The film also captures the birthplace of American paranoia in the realization that we're all being watched by Big Brother. That paranoia over the past decade has put conspiracy culture on steroids. When people know they are being watched, their behavior changes. Speech changes. Thought changes. That may be one of the most lasting impacts of what Snowden revealed.
Amazing to me is the lack of public revolt. There are hearings. There is outrage for a moment. Then the world moves on. For something this massive, the response feels incredibly small.
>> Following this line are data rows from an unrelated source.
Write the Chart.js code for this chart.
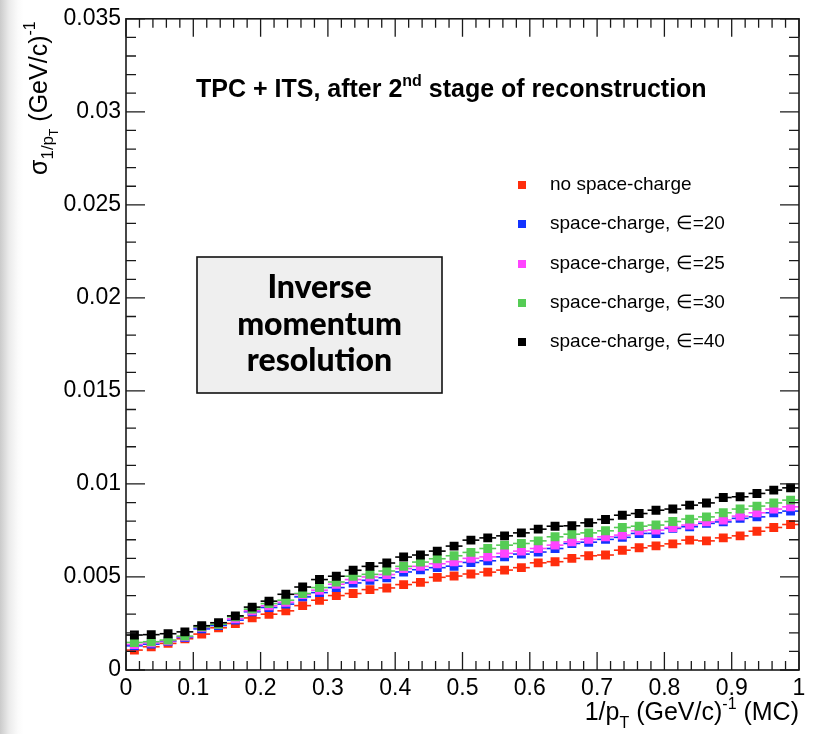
<!DOCTYPE html>
<html>
<head>
<meta charset="utf-8">
<script src="https://cdn.jsdelivr.net/npm/chart.js@4.4.1/dist/chart.umd.min.js"></script>
<style>
  html, body { margin: 0; padding: 0; width: 817px; height: 734px; overflow: hidden;
    background: linear-gradient(to right, #cbcbcb 0px, #ebebeb 9px, #fbfbfb 18px, #fff 24px); }
  #wrap { position: relative; width: 817px; height: 734px; }
</style>
</head>
<body>
<div id="wrap"><canvas id="chart" width="817" height="734"></canvas></div>
<script>
// bins of 1/pT (MC), width 0.025
const binCenters = [0.0125, 0.0375, 0.0625, 0.0875, 0.1125, 0.1375, 0.1625, 0.1875, 0.2125, 0.2375,
  0.2625, 0.2875, 0.3125, 0.3375, 0.3625, 0.3875, 0.4125, 0.4375, 0.4625, 0.4875,
  0.5125, 0.5375, 0.5625, 0.5875, 0.6125, 0.6375, 0.6625, 0.6875, 0.7125, 0.7375,
  0.7625, 0.7875, 0.8125, 0.8375, 0.8625, 0.8875, 0.9125, 0.9375, 0.9625, 0.9875];
const binHalf = 0.0125;

const noSpaceCharge = [0.00107, 0.00125, 0.00143, 0.00168, 0.00193, 0.00227, 0.0025, 0.0028, 0.003, 0.00318,
  0.00346, 0.00375, 0.004, 0.00411, 0.00432, 0.00441, 0.00459, 0.00471, 0.00498, 0.00505,
  0.00516, 0.00526, 0.00537, 0.0055, 0.00576, 0.00582, 0.006, 0.00614, 0.00618, 0.00644,
  0.00657, 0.00667, 0.00678, 0.00698, 0.00694, 0.0071, 0.00721, 0.00746, 0.00766, 0.00782];
const sc20 = [0.0013, 0.00139, 0.00154, 0.00175, 0.00221, 0.00239, 0.00268, 0.00313, 0.00336, 0.00354,
  0.00393, 0.00416, 0.00443, 0.00468, 0.00482, 0.00496, 0.00527, 0.00539, 0.0055, 0.00558,
  0.00578, 0.00587, 0.00608, 0.00623, 0.00634, 0.00653, 0.0068, 0.00687, 0.00702, 0.00713,
  0.00734, 0.00734, 0.00761, 0.0077, 0.00788, 0.00796, 0.00815, 0.00823, 0.00845, 0.00854];
const sc25 = [0.00137, 0.00146, 0.00157, 0.00179, 0.00229, 0.00246, 0.00275, 0.00318, 0.00345, 0.00364,
  0.00405, 0.00429, 0.00461, 0.00486, 0.005, 0.00513, 0.00545, 0.00557, 0.00571, 0.00582,
  0.006, 0.00608, 0.00627, 0.00639, 0.00653, 0.00671, 0.00689, 0.00702, 0.00716, 0.00725,
  0.00748, 0.00752, 0.00766, 0.00779, 0.00796, 0.00806, 0.00827, 0.00845, 0.00865, 0.00877];
const sc30 = [0.00148, 0.00152, 0.00161, 0.00182, 0.00232, 0.00246, 0.00286, 0.00327, 0.00357, 0.00375,
  0.00411, 0.00443, 0.00473, 0.00504, 0.00514, 0.00532, 0.00557, 0.0058, 0.00598, 0.00614,
  0.00632, 0.00653, 0.00671, 0.0068, 0.00694, 0.00716, 0.0073, 0.00737, 0.00748, 0.00766,
  0.00773, 0.00779, 0.00798, 0.00811, 0.00823, 0.00845, 0.00865, 0.00881, 0.00898, 0.00913];
const sc40 = [0.00188, 0.0019, 0.00195, 0.00205, 0.00238, 0.00254, 0.00291, 0.00338, 0.0037, 0.00407,
  0.00446, 0.00486, 0.00504, 0.00536, 0.00557, 0.00575, 0.00607, 0.00618, 0.00639, 0.00666,
  0.00698, 0.0071, 0.00721, 0.00737, 0.00757, 0.00773, 0.00775, 0.00791, 0.00809, 0.00832,
  0.00841, 0.00859, 0.00865, 0.00886, 0.00898, 0.00927, 0.00931, 0.00949, 0.00967, 0.00979];

const seriesLabels = ['no space-charge', 'space-charge, \u2208=20', 'space-charge, \u2208=25',
  'space-charge, \u2208=30', 'space-charge, \u2208=40'];
const seriesColors = ['#ff2d0c', '#1233ff', '#ff44ff', '#55cc55', '#000000'];
const seriesValues = [noSpaceCharge, sc20, sc25, sc30, sc40];

const xTickValues = [0, 0.1, 0.2, 0.3, 0.4, 0.5, 0.6, 0.7, 0.8, 0.9, 1];
const xTickLabels = ['0', '0.1', '0.2', '0.3', '0.4', '0.5', '0.6', '0.7', '0.8', '0.9', '1'];
const yTickValues = [0, 0.005, 0.01, 0.015, 0.02, 0.025, 0.03, 0.035];
const yTickLabels = ['0', '0.005', '0.01', '0.015', '0.02', '0.025', '0.03', '0.035'];

const FONT = '"Liberation Sans", Arial, Helvetica, sans-serif';

// horizontal bars over the bin width, drawn just before each dataset's markers
const binBars = {
  id: 'binBars',
  beforeDatasetDraw(chart, args) {
    const ctx = chart.ctx;
    const xs = chart.scales.x;
    const ds = chart.data.datasets[args.index];
    ctx.save();
    ctx.strokeStyle = ds.pointBackgroundColor;
    ctx.lineWidth = 1.6;
    args.meta.data.forEach((el, i) => {
      const x0 = xs.getPixelForValue(binCenters[i] - binHalf);
      const x1 = xs.getPixelForValue(binCenters[i] + binHalf);
      ctx.beginPath();
      ctx.moveTo(x0, el.y);
      ctx.lineTo(x1, el.y);
      ctx.stroke();
    });
    ctx.restore();
  }
};

// ROOT-style frame with ticks pointing inwards on all four sides
const frame = {
  id: 'frame',
  afterDatasetsDraw(chart) {
    const { ctx, chartArea: a, scales: { x, y } } = chart;
    ctx.save();
    ctx.strokeStyle = '#1a1a1a';
    ctx.lineWidth = 1.3;
    for (let k = 0; k <= 50; k++) {
      const px = x.getPixelForValue(k * 0.02);
      const len = k % 5 === 0 ? 18 : 9;
      ctx.beginPath();
      ctx.moveTo(px, a.bottom); ctx.lineTo(px, a.bottom - len);
      ctx.moveTo(px, a.top); ctx.lineTo(px, a.top + len);
      ctx.stroke();
    }
    for (let k = 0; k <= 35; k++) {
      const py = y.getPixelForValue(k * 0.001);
      const len = k % 5 === 0 ? 19 : 10;
      ctx.beginPath();
      ctx.moveTo(a.left, py); ctx.lineTo(a.left + len, py);
      ctx.moveTo(a.right, py); ctx.lineTo(a.right - len, py);
      ctx.stroke();
    }
    ctx.lineWidth = 1.6;
    ctx.strokeRect(a.left, a.top, a.right - a.left, a.bottom - a.top);
    ctx.restore();
  }
};

// draws a run of text pieces: [text, size, dy, bold]
function richText(ctx, x, y, parts) {
  let cx = x;
  parts.forEach(([t, size, dy, bold]) => {
    ctx.font = (bold ? 'bold ' : '') + size + 'px ' + FONT;
    ctx.fillText(t, cx, y + dy);
    cx += ctx.measureText(t).width;
  });
  return cx;
}
function richWidth(ctx, parts) {
  let w = 0;
  parts.forEach(([t, size, dy, bold]) => {
    ctx.font = (bold ? 'bold ' : '') + size + 'px ' + FONT;
    w += ctx.measureText(t).width;
  });
  return w;
}

const annotations = {
  id: 'annotations',
  afterDraw(chart) {
    const ctx = chart.ctx;
    ctx.save();
    ctx.fillStyle = '#000';
    ctx.textBaseline = 'alphabetic';
    ctx.textAlign = 'left';

    // title
    richText(ctx, 196, 97, [
      ['TPC + ITS, after 2', 25, 0, true],
      ['nd', 16, -11, true],
      [' stage of reconstruction', 25, 0, true]
    ]);

    // legend
    ctx.textBaseline = 'middle';
    ctx.font = '19px ' + FONT;
    const rows = [185, 224, 264, 303, 342];
    seriesLabels.forEach((lab, i) => {
      ctx.fillStyle = seriesColors[i];
      ctx.fillRect(518, rows[i] - 4, 8, 8);
      ctx.fillStyle = '#000';
      ctx.fillText(lab, 550, rows[i]);
    });

    // box
    ctx.fillStyle = '#efefef';
    ctx.fillRect(197, 257, 245, 136);
    ctx.strokeStyle = '#111';
    ctx.lineWidth = 1.6;
    ctx.strokeRect(197, 257, 245, 136);
    ctx.fillStyle = '#000';
    ctx.textAlign = 'center';
    ctx.textBaseline = 'alphabetic';
    ctx.font = '900 32px Lato, "Open Sans", sans-serif';
    ctx.fillText('Inverse', 319.5, 298);
    ctx.fillText('momentum', 319.5, 335);
    ctx.fillText('resolution', 319.5, 371);

    // x title, right aligned at the frame
    ctx.textAlign = 'left';
    const xt = [
      ['1/p', 25, 0], ['T', 16, 8], [' (GeV/c)', 25, 0], ['-1', 16, -11], [' (MC)', 25, 0]
    ];
    const w = richWidth(ctx, xt);
    richText(ctx, chart.chartArea.right - w, 720, xt);

    // y title, rotated
    ctx.translate(47, 175);
    ctx.rotate(-Math.PI / 2);
    richText(ctx, 0, 0, [
      ['\u03c3', 25, 0], ['1/p', 17, 6], ['T', 12, 11], [' (GeV/c)', 25, 0], ['-1', 16, -12]
    ]);
    ctx.restore();
  }
};

const datasets = seriesValues.map((vals, i) => ({
  label: seriesLabels[i],
  data: vals.map((v, j) => ({ x: binCenters[j], y: v })),
  showLine: false,
  pointStyle: 'rect',
  pointRadius: 6.3,
  pointBorderWidth: 0,
  pointBackgroundColor: seriesColors[i],
  pointBorderColor: seriesColors[i],
  order: seriesValues.length - i
}));

new Chart(document.getElementById('chart'), {
  type: 'scatter',
  data: { datasets },
  options: {
    responsive: false,
    animation: false,
    layout: { padding: { left: 0, right: 18, top: 18, bottom: 0 } },
    plugins: { legend: { display: false }, tooltip: { enabled: false } },
    scales: {
      x: {
        type: 'linear', min: 0, max: 1,
        afterBuildTicks: s => { s.ticks = xTickValues.map(v => ({ value: v })); },
        afterFit: s => { s.height = 64; },
        ticks: {
          callback: (v, i) => xTickLabels[i],
          font: { family: FONT, size: 23 }, color: '#000', padding: 5,
          maxRotation: 0, autoSkip: false
        },
        grid: { display: false, drawTicks: false },
        border: { display: false }
      },
      y: {
        type: 'linear', min: 0, max: 0.035,
        afterBuildTicks: s => { s.ticks = yTickValues.map(v => ({ value: v })); },
        afterFit: s => { s.width = 126; },
        ticks: {
          callback: (v, i) => yTickLabels[i],
          font: { family: FONT, size: 23 }, color: '#000', padding: 5,
          autoSkip: false
        },
        grid: { display: false, drawTicks: false },
        border: { display: false }
      }
    }
  },
  plugins: [binBars, frame, annotations]
});
</script>
</body>
</html>
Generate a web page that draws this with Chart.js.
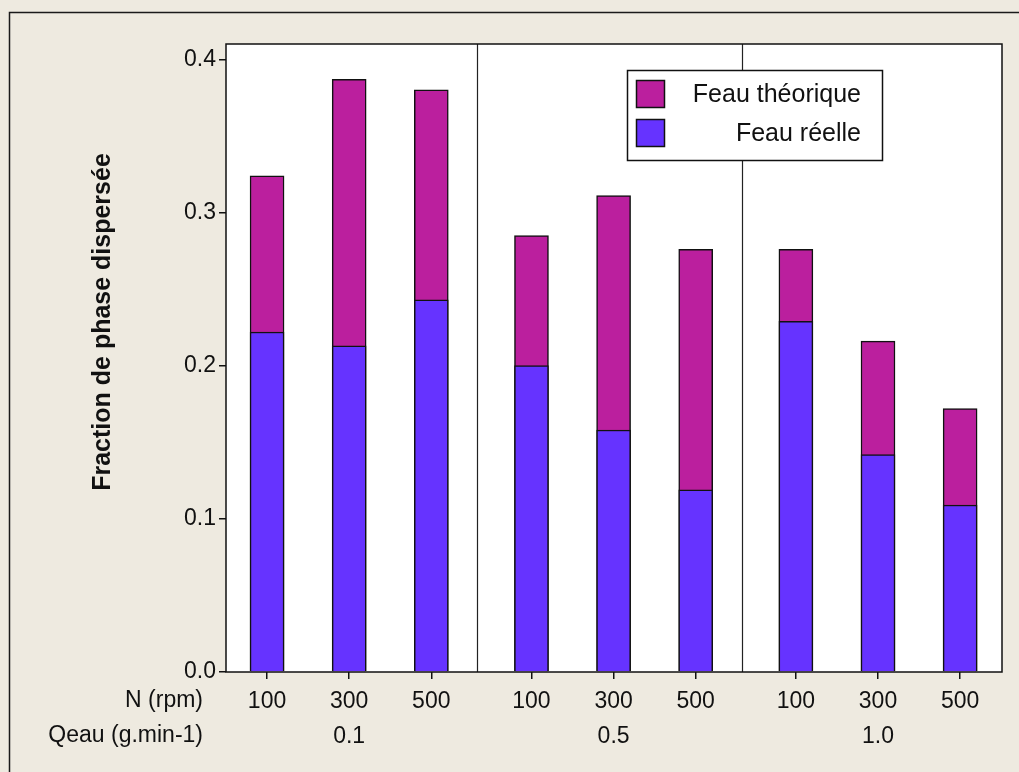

There is also a powerful story of journalism here. Real investigative journalism. The kind we rarely see anymore. The Guardian is visibly scared of going up against the U.S. security state. Journalists are risking their own freedoms to publish this information. The enormous power and influence of global governments become impossible to ignore.
What makes Snowden’s story so heavy is what he gives up. He sacrifices his entire world for what he believes is right. His life is effectively destroyed. He cannot return to the United States, visit his family freely, or fully experience his own culture. The message to future whistleblowers is painfully clear. Speak out and lose everything.
So what protection do we actually have? That question hangs over the entire film and goes unanswered.
I am a fan of Snowden. Team USA is only great if it remains true to its ideals. Citizenfour is not just a portrait of a whistleblower. It is a mirror held up to a country that must decide whether security is worth the cost of freedom, or will it continue to be lulled to sleep by compliance and complacency.